In “Babylon,” we trace the rise and fall of a variety of characters in the late ’20s and early ’30s of Hollywood, its so-called “Golden Age,” that also happened to coincide with the Jazz age, and if you’re familiar with Chazelle’s oeuvre, you know he’d find that temptation is impossible to resist. Indeed, one of the characters we follow is Jovan Adepo’s Sidney Palmer, a Black trumpet player who gets himself promoted from bit player to star of the show. Li Jun Li, possibly the best thing in the film, plays Lady Fay Zhu, a performer and writer of title cards for the silent films.
But the main trio of performers are Brad Pitt, Margot Robbie and Diego Calva as Jack Conrad, Nellie LaRoy and Manny Torres, respectively. Conrad is a bona fide Hollywood star, LaRoy is a hopeful and Torres just wants to be involved somehow.
Vagaries of fame
LaRoy finds the stardom she craves but struggles with the vagaries of fame and success, Conrad has to navigate new territory and new tastes as the silent era gives way to the talkies and Torres is able to ply his lateral thinking and ingeniousness into becoming a studio player.
Everyone assumes “Babylon” is at least inspired by Kenneth Anger’s book “Hollywood Babylon,” even if it’s been arguably debunked over the years, but as they say, “print the legend.” Chazelle’s vision is gleefully over-the-top, a romanticized orgy of bacchanal and decadence that allows for spectacular party scenes and also intricate movie-making scenes with dozens of extras and animals for a war picture with Spike Jonze as a German director. While his ambition and reach exceed his grasp, Chazelle makes it feel intentional, as if he knew that this was the moment to get Warner Brothers to back his $80 million epic. That is to say, while he could get away with it.
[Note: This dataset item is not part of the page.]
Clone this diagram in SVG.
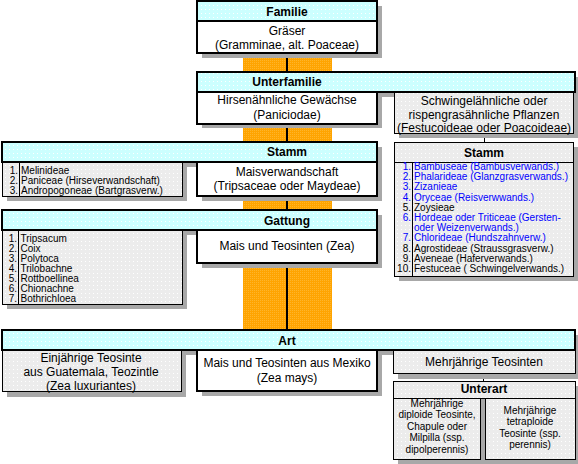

It is both a love letter and excoriation of the myth of Hollywood, a paean and a eulogy. It’s everything including the kitchen sink, and sags under the weight of all those dreams, realized and otherwise.
While there are fantastic, breathtaking long takes and extravagant scenes of debauchery and tensely funny explorations of the studio system adjusting to recording with sound, it all still ultimately gets away from Chazelle. The arcs of the main trio are nothing particularly new; in fact much of the film is alarmingly similar to Paul Thomas Anderson’s “Boogie Nights,” almost as if it was used as a template.
Cut short
Details might be different but the structure is there. You can also feel that the stories of Fay Zhu and Sidney Palmer were cut short, which is unfortunate because they were the more interesting characters. Their navigation of a system hostile to minorities could’ve made for a fresher tale. Even the ending feels like a retread, because Chazelle recycles a move that was deployed so well in “La La Land.”
Rightfully garnering Oscar nominations for Production and Costume Design, you can definitely see the budget onscreen, and Justin Hurwitz’s score (also nominated, also deservedly) saw him seemingly hiring every musician in California, if the end credits are anything to go by. Alas, even with these bravura sequences with immaculate staging, with all the ambition and impressive craftsmanship, whether or not you find the experience satisfying at the end is up in the air.
That’s the gamble with massive passion projects; can they be reined in to make a cogent point or do they become unwieldy, however pretty the spillover might be?
“Babylon” is like having a very charming houseguest over who has all the best stories but overstays their welcome and just doesn’t leave. Overstuffed with a sensuous bouquet of delights, it’s absolutely an experience to be had at the cinema. Whether or not it’ll stay with you might be another thing.